We've had very little requests to modify this feature in any way, which is why you don't see a user interface button in the product to modify behaviors. I'm providing the information here as a "trick" rather than a "tip".
There are 3 levels of control for the Diskeeper 10.0 System Status Icon. They are all related to control for the non-administrative user. System Administrators always have full control.
Please note that because this is done via the registry please follow all the usual precautions. I'm also not going to walk through all the steps as to how to make the changes. If you're reading a blog on a file system performance vendor's website, I'm pretty sure you already know what you're doing!

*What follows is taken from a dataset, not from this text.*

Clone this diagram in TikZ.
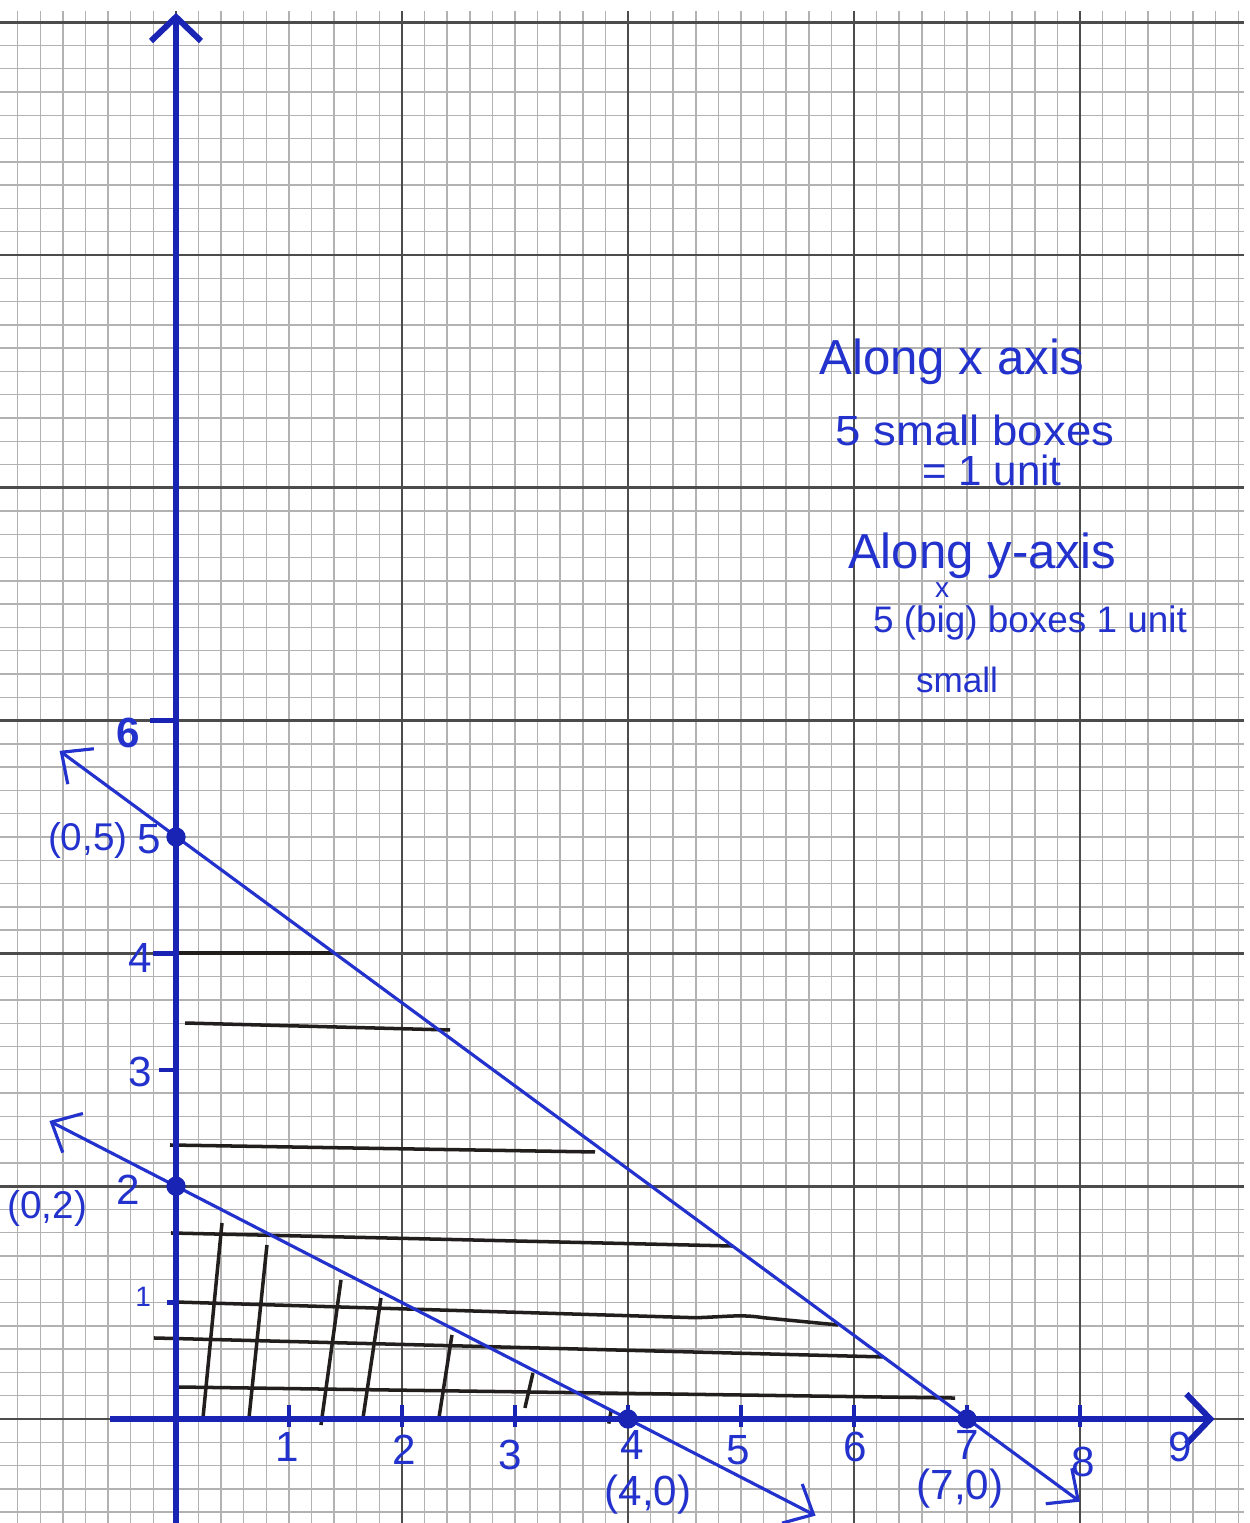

The procedure takes less than a minute. All you need to do is create a new DWORD value and assign the appropriate decimal value.
Name: UserIconLevel
Type: DWORD value
Location: HKLM\SOFTWARE\Diskeeper Corporation\Diskeeper
Default value: 2
Possible values:
2 = non-admin user can bump schedules via the icon
1 = non-admin user has no control via, but icon is visible
0 = icon is not visible to the non-admin user
If no value is present [default], then the code will behave as if 2 is the value.
All the usual network-wide registry editing techniques can be used if you need to make broad scale changes. E.g. you can use a batch file with "reg add" and deploy via GPO scripts or Sitekeeper (Sitekeeper can also deploy .reg files).
While I'm not personally a fan of apps cluttering the tray, I do like the fact that Diskeeper 10's icon (only visible when actually defragmenting) offers a "total fragments eliminated" incrementing calculation when hovering over it. That's all I ever see of Diskeeper on my production systems (Set It and - but for the SysTray icon info - Forget It).